A friend of mine recently forwarded me an offer he received for the generation of 50 million random codes: alphanumeric, 10 characters long, unique and not containing any profane words. Price tag: same as a brand new mid-range car. Lol. Hold my beer, I’ll do this. 🙂

Not too long after writing the first line, the SQLite table filled with codes in a breeze…. until I cranked up the profanity check from a couple of test badwords to a real world scenario list of around 2500 finest German swear words. It absolutely killed the performance, while the CPU utilization did not even hit the 30% mark. Being to lazy to rewrite everything in e. g. Java, I started to take a look at ways to bring multi-threading to PHP. This led me to pthreads, a project providing multi-threading based on Posix Threads. Motivation follows action, action follows laziness and voilà: the code generator is now able to utilize all available processing power. Combined with a few tweaks of the bad word dictionary, it dramatically reduced the time needed to finish the job. A test run on my old i7 4something took two and a half hours (using this English profanity list and requiring a minimum Shannon entropy of theoretically 2.2 bits per character).

The whole project and its output can be downloaded below. Make sure to install pthreads first. The script configuration is done in the Config.php. Also note that pthreads projects can be run via CLI only.

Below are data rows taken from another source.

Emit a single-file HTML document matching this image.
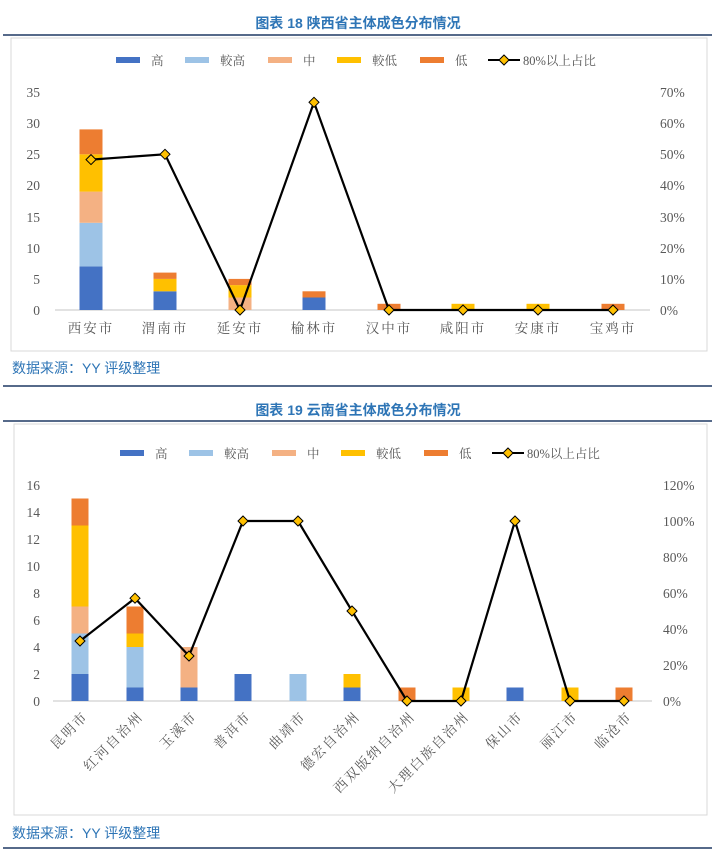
<!DOCTYPE html><html><head><meta charset="utf-8"><style>
body{margin:0;background:#fff;width:716px;height:851px;overflow:hidden;font-family:"Liberation Serif","Noto Serif CJK SC",serif}
svg text{font-family:"Liberation Serif","Noto Serif CJK SC",serif}
.t{font-family:"Liberation Sans","Noto Sans CJK SC",sans-serif;font-weight:bold;fill:#2e75b6;font-size:14px}
.s{font-family:"Liberation Sans","Noto Sans CJK SC",sans-serif;fill:#2e75b6;font-size:14px}
.ax{fill:#595959;font-size:13.5px}
.rl{letter-spacing:2px}
.lg{fill:#595959;font-size:12.5px}
</style></head><body>
<svg width="716" height="851" xmlns="http://www.w3.org/2000/svg">
<text class="t" x="358" y="28" text-anchor="middle">图表 18 陕西省主体成色分布情况</text>
<line x1="3" y1="35" x2="712" y2="35" stroke="#1f3864" stroke-width="1.5"/>
<rect x="11" y="38" width="696" height="313" fill="none" stroke="#d9d9d9"/>
<g class="lg">
<rect x="116" y="57" width="24" height="6" fill="#4472c4"/><text x="151" y="65">高</text>
<rect x="185" y="57" width="24" height="6" fill="#9dc3e6"/><text x="220" y="65">較高</text>
<rect x="268" y="57" width="24" height="6" fill="#f4b183"/><text x="303" y="65">中</text>
<rect x="337" y="57" width="24" height="6" fill="#ffc000"/><text x="372" y="65">較低</text>
<rect x="420" y="57" width="24" height="6" fill="#ed7d31"/><text x="455" y="65">低</text>
<line x1="488" y1="60" x2="520" y2="60" stroke="#000" stroke-width="2"/><polygon points="504,55 509,60 504,65 499,60" fill="#ffc000" stroke="#000"/><text x="523" y="65">80%以上占比</text>
</g>
<g class="ax" text-anchor="end">
<text x="40" y="315">0</text><text x="40" y="284">5</text><text x="40" y="253">10</text><text x="40" y="222">15</text><text x="40" y="190">20</text><text x="40" y="159">25</text><text x="40" y="128">30</text><text x="40" y="97">35</text>
</g>
<g class="ax">
<text x="660" y="315">0%</text><text x="660" y="284">10%</text><text x="660" y="253">20%</text><text x="660" y="222">30%</text><text x="660" y="190">40%</text><text x="660" y="159">50%</text><text x="660" y="128">60%</text><text x="660" y="97">70%</text>
</g>
<line x1="55" y1="310" x2="650" y2="310" stroke="#d9d9d9" stroke-width="1.5"/>
<g>
<rect x="79.5" y="266.4" width="23" height="43.6" fill="#4472c4"/><rect x="79.5" y="222.8" width="23" height="43.6" fill="#9dc3e6"/><rect x="79.5" y="191.6" width="23" height="31.2" fill="#f4b183"/><rect x="79.5" y="154.3" width="23" height="37.3" fill="#ffc000"/><rect x="79.5" y="129.4" width="23" height="24.9" fill="#ed7d31"/>
<rect x="153.5" y="291.3" width="23" height="18.7" fill="#4472c4"/><rect x="153.5" y="278.9" width="23" height="12.4" fill="#ffc000"/><rect x="153.5" y="272.6" width="23" height="6.3" fill="#ed7d31"/>
<rect x="228.5" y="297.5" width="23" height="12.5" fill="#f4b183"/><rect x="228.5" y="285.1" width="23" height="12.4" fill="#ffc000"/><rect x="228.5" y="278.9" width="23" height="6.2" fill="#ed7d31"/>
<rect x="302.5" y="297.5" width="23" height="12.5" fill="#4472c4"/><rect x="302.5" y="291.3" width="23" height="6.2" fill="#ed7d31"/>
<rect x="377.5" y="303.8" width="23" height="6.2" fill="#ed7d31"/>
<rect x="451.5" y="303.8" width="23" height="6.2" fill="#ffc000"/>
<rect x="526.5" y="303.8" width="23" height="6.2" fill="#ffc000"/>
<rect x="601.5" y="303.8" width="23" height="6.2" fill="#ed7d31"/>
</g>
<polyline points="91,159.6 165,154.3 240,310 314,102.3 389,310 463,310 538,310 613,310" fill="none" stroke="#000" stroke-width="2.2"/>
<g fill="#ffc000" stroke="#000">
<polygon points="91,154.6 96,159.6 91,164.6 86,159.6"/><polygon points="165,149.3 170,154.3 165,159.3 160,154.3"/><polygon points="240,305 245,310 240,315 235,310"/><polygon points="314,97.3 319,102.3 314,107.3 309,102.3"/><polygon points="389,305 394,310 389,315 384,310"/><polygon points="463,305 468,310 463,315 458,310"/><polygon points="538,305 543,310 538,315 533,310"/><polygon points="613,305 618,310 613,315 608,310"/>
</g>
<g class="ax rl" text-anchor="middle">
<text x="91" y="333">西安市</text><text x="165" y="333">渭南市</text><text x="240" y="333">延安市</text><text x="314" y="333">榆林市</text><text x="389" y="333">汉中市</text><text x="463" y="333">咸阳市</text><text x="538" y="333">安康市</text><text x="613" y="333">宝鸡市</text>
</g>
<text class="s" x="12" y="373">数据来源：YY 评级整理</text>
<line x1="3" y1="386" x2="712" y2="386" stroke="#1f3864" stroke-width="1.5"/>

<text class="t" x="358" y="415" text-anchor="middle">图表 19 云南省主体成色分布情况</text>
<line x1="3" y1="421" x2="712" y2="421" stroke="#1f3864" stroke-width="1.5"/>
<rect x="14" y="424" width="693" height="391" fill="none" stroke="#d9d9d9"/>
<g class="lg">
<rect x="120" y="450" width="24" height="6" fill="#4472c4"/><text x="155" y="458">高</text>
<rect x="189" y="450" width="24" height="6" fill="#9dc3e6"/><text x="224" y="458">較高</text>
<rect x="272" y="450" width="24" height="6" fill="#f4b183"/><text x="307" y="458">中</text>
<rect x="341" y="450" width="24" height="6" fill="#ffc000"/><text x="376" y="458">較低</text>
<rect x="424" y="450" width="24" height="6" fill="#ed7d31"/><text x="459" y="458">低</text>
<line x1="492" y1="453" x2="524" y2="453" stroke="#000" stroke-width="2"/><polygon points="508,448 513,453 508,458 503,453" fill="#ffc000" stroke="#000"/><text x="527" y="458">80%以上占比</text>
</g>
<g class="ax" text-anchor="end">
<text x="40" y="706">0</text><text x="40" y="679">2</text><text x="40" y="652">4</text><text x="40" y="625">6</text><text x="40" y="598">8</text><text x="40" y="571">10</text><text x="40" y="544">12</text><text x="40" y="517">14</text><text x="40" y="490">16</text>
</g>
<g class="ax">
<text x="663" y="706">0%</text><text x="663" y="670">20%</text><text x="663" y="634">40%</text><text x="663" y="598">60%</text><text x="663" y="562">80%</text><text x="663" y="526">100%</text><text x="663" y="490">120%</text>
</g>
<line x1="53" y1="701" x2="652" y2="701" stroke="#d9d9d9" stroke-width="1.5"/>
<g>
<rect x="71.5" y="674" width="17" height="27" fill="#4472c4"/><rect x="71.5" y="633.5" width="17" height="40.5" fill="#9dc3e6"/><rect x="71.5" y="606.5" width="17" height="27" fill="#f4b183"/><rect x="71.5" y="525.5" width="17" height="81" fill="#ffc000"/><rect x="71.5" y="498.5" width="17" height="27" fill="#ed7d31"/>
<rect x="126.5" y="687.5" width="17" height="13.5" fill="#4472c4"/><rect x="126.5" y="647" width="17" height="40.5" fill="#9dc3e6"/><rect x="126.5" y="633.5" width="17" height="13.5" fill="#ffc000"/><rect x="126.5" y="606.5" width="17" height="27" fill="#ed7d31"/>
<rect x="180.5" y="687.5" width="17" height="13.5" fill="#4472c4"/><rect x="180.5" y="647" width="17" height="40.5" fill="#f4b183"/>
<rect x="234.5" y="674" width="17" height="27" fill="#4472c4"/>
<rect x="289.5" y="674" width="17" height="27" fill="#9dc3e6"/>
<rect x="343.5" y="687.5" width="17" height="13.5" fill="#4472c4"/><rect x="343.5" y="674" width="17" height="13.5" fill="#ffc000"/>
<rect x="398.5" y="687.5" width="17" height="13.5" fill="#ed7d31"/>
<rect x="452.5" y="687.5" width="17" height="13.5" fill="#ffc000"/>
<rect x="506.5" y="687.5" width="17" height="13.5" fill="#4472c4"/>
<rect x="561.5" y="687.5" width="17" height="13.5" fill="#ffc000"/>
<rect x="615.5" y="687.5" width="17" height="13.5" fill="#ed7d31"/>
</g>
<polyline points="80,641 135,598.2 189,656 243,521 298,521 352,611 407,701 461,701 515,521 570,701 624,701" fill="none" stroke="#000" stroke-width="2.2"/>
<g fill="#ffc000" stroke="#000">
<polygon points="80,636 85,641 80,646 75,641"/><polygon points="135,593.2 140,598.2 135,603.2 130,598.2"/><polygon points="189,651 194,656 189,661 184,656"/><polygon points="243,516 248,521 243,526 238,521"/><polygon points="298,516 303,521 298,526 293,521"/><polygon points="352,606 357,611 352,616 347,611"/><polygon points="407,696 412,701 407,706 402,701"/><polygon points="461,696 466,701 461,706 456,701"/><polygon points="515,516 520,521 515,526 510,521"/><polygon points="570,696 575,701 570,706 565,701"/><polygon points="624,696 629,701 624,706 619,701"/>
</g>
<g class="ax rl" text-anchor="end">
<text transform="translate(89,717) rotate(-45)">昆明市</text>
<text transform="translate(144,717) rotate(-45)">红河自治州</text>
<text transform="translate(198,717) rotate(-45)">玉溪市</text>
<text transform="translate(252,717) rotate(-45)">普洱市</text>
<text transform="translate(307,717) rotate(-45)">曲靖市</text>
<text transform="translate(361,717) rotate(-45)">德宏自治州</text>
<text transform="translate(416,717) rotate(-45)">西双版纳自治州</text>
<text transform="translate(470,717) rotate(-45)">大理白族自治州</text>
<text transform="translate(524,717) rotate(-45)">保山市</text>
<text transform="translate(579,717) rotate(-45)">丽江市</text>
<text transform="translate(633,717) rotate(-45)">临沧市</text>
</g>
<text class="s" x="12" y="838">数据来源：YY 评级整理</text>
<line x1="3" y1="848" x2="712" y2="848" stroke="#1f3864" stroke-width="1.5"/>
</svg>
</body></html>
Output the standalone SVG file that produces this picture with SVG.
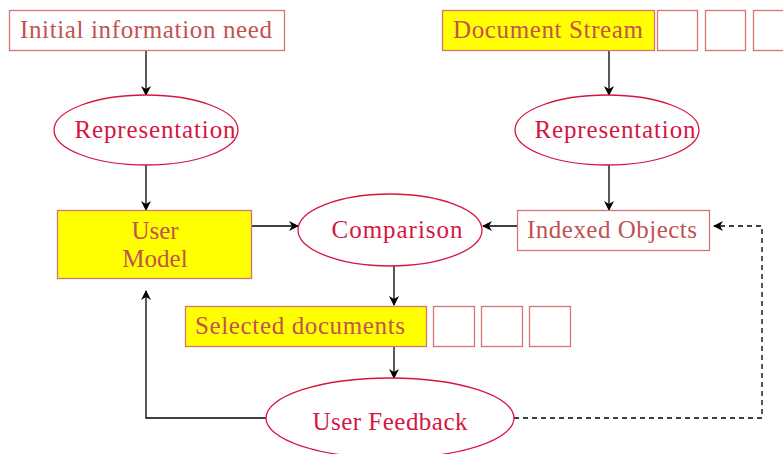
<svg xmlns="http://www.w3.org/2000/svg" width="783" height="454" viewBox="0 0 783 454">
  <defs>
    <marker id="arrow" viewBox="0 0 10 10" refX="9" refY="5" markerWidth="10" markerHeight="10" markerUnits="userSpaceOnUse" orient="auto">
      <path d="M0,0 L10,5 L0,10 L3,5 Z" fill="#000"/>
    </marker>
  </defs>
  <style>
    .box { fill: #fff; stroke: #d27575; stroke-width: 1.3; }
    .hl { fill: #ffff00; stroke: #d27575; stroke-width: 1.3; }
    .ell { fill: #fff; stroke: #d6163f; stroke-width: 1.3; }
    .bt { font-family: "Liberation Serif", "DejaVu Serif", serif; font-size: 25px; fill: #c25252; text-anchor: middle; }
    .et { font-family: "Liberation Serif", "DejaVu Serif", serif; font-size: 25px; fill: #d6163f; text-anchor: middle; }
    .edge { fill: none; stroke: #000; stroke-width: 1.3; }
    .dash { stroke-dasharray: 5 4; }
  </style>

  <!-- connectors -->
  <g id="connectors">
    <line class="edge" x1="146" y1="50" x2="146" y2="95" marker-end="url(#arrow)"/>
    <line class="edge" x1="609" y1="50" x2="609" y2="95" marker-end="url(#arrow)"/>
    <line class="edge" x1="146" y1="165" x2="146" y2="210" marker-end="url(#arrow)"/>
    <line class="edge" x1="609" y1="165" x2="609" y2="210" marker-end="url(#arrow)"/>
    <line class="edge" x1="251" y1="226" x2="298" y2="226" marker-end="url(#arrow)"/>
    <line class="edge" x1="517" y1="226" x2="483" y2="226" marker-end="url(#arrow)"/>
    <line class="edge" x1="394" y1="266" x2="394" y2="305" marker-end="url(#arrow)"/>
    <line class="edge" x1="394" y1="346" x2="394" y2="378" marker-end="url(#arrow)"/>
    <polyline class="edge" points="266,418 146,418 146,291" marker-end="url(#arrow)"/>
    <polyline class="edge dash" points="514,418 762,418 762,226 714,226" marker-end="url(#arrow)"/>
  </g>

  <g id="initial-need">
    <rect class="box" x="9.5" y="10.5" width="275" height="40"/>
    <text class="bt" x="146" y="38" textLength="252">Initial information need</text>
  </g>

  <g id="document-stream">
    <rect class="hl" x="442.5" y="10.5" width="212" height="40"/>
    <text class="bt" x="548" y="38" textLength="190">Document Stream</text>
    <rect class="box" x="657.5" y="10.5" width="40" height="40"/>
    <rect class="box" x="705.5" y="10.5" width="40" height="40"/>
    <rect class="box" x="753.5" y="10.5" width="40" height="40"/>
  </g>

  <g id="representation-left">
    <ellipse class="ell" cx="146" cy="130" rx="92" ry="35"/>
    <text class="et" x="155" y="138" textLength="161">Representation</text>
  </g>

  <g id="representation-right">
    <ellipse class="ell" cx="607" cy="130" rx="92" ry="35"/>
    <text class="et" x="615" y="138" textLength="161">Representation</text>
  </g>

  <g id="user-model">
    <rect class="hl" x="57.5" y="210.5" width="194" height="68"/>
    <text class="bt" x="155" y="239">User</text>
    <text class="bt" x="155" y="267">Model</text>
  </g>

  <g id="comparison">
    <ellipse class="ell" cx="390" cy="230" rx="92" ry="36"/>
    <text class="et" x="397" y="238" textLength="131">Comparison</text>
  </g>

  <g id="indexed-objects">
    <rect class="box" x="517.5" y="210.5" width="192" height="40"/>
    <text class="bt" x="612" y="238" textLength="170">Indexed Objects</text>
  </g>

  <g id="selected-documents">
    <rect class="hl" x="185.5" y="306.5" width="241" height="40"/>
    <text class="bt" x="300" y="334" textLength="210">Selected documents</text>
    <rect class="box" x="433.5" y="306.5" width="41" height="40"/>
    <rect class="box" x="481.5" y="306.5" width="41" height="40"/>
    <rect class="box" x="529.5" y="306.5" width="41" height="40"/>
  </g>

  <g id="user-feedback">
    <ellipse class="ell" cx="390" cy="418" rx="124" ry="40"/>
    <text class="et" x="390" y="430" textLength="155">User Feedback</text>
  </g>
</svg>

A couple of learnings made:

* Use a multi-threading language in the first place when thinking about solving highly repetitive tasks.
* Use random_int() instead of rand(). Using rand() will quickly lead you to duplicate codes as it does not generate cryptographically secure values.
* Create objects, that need to be passed into a pthreads worker, in the calling context and keep a reference. Objects created in a thread scope constructor will be destroyed to avoid memory issues.
* Combining multiple SQL INSERTs to one transaction will take way less time than inserting one by one.
* Having an idea about the statistical probability of hitting a duplicate code or unwanted word, helps balancing out the efforts taken to avoid them. Keep in mind that every constraint will make it easier to guess a code.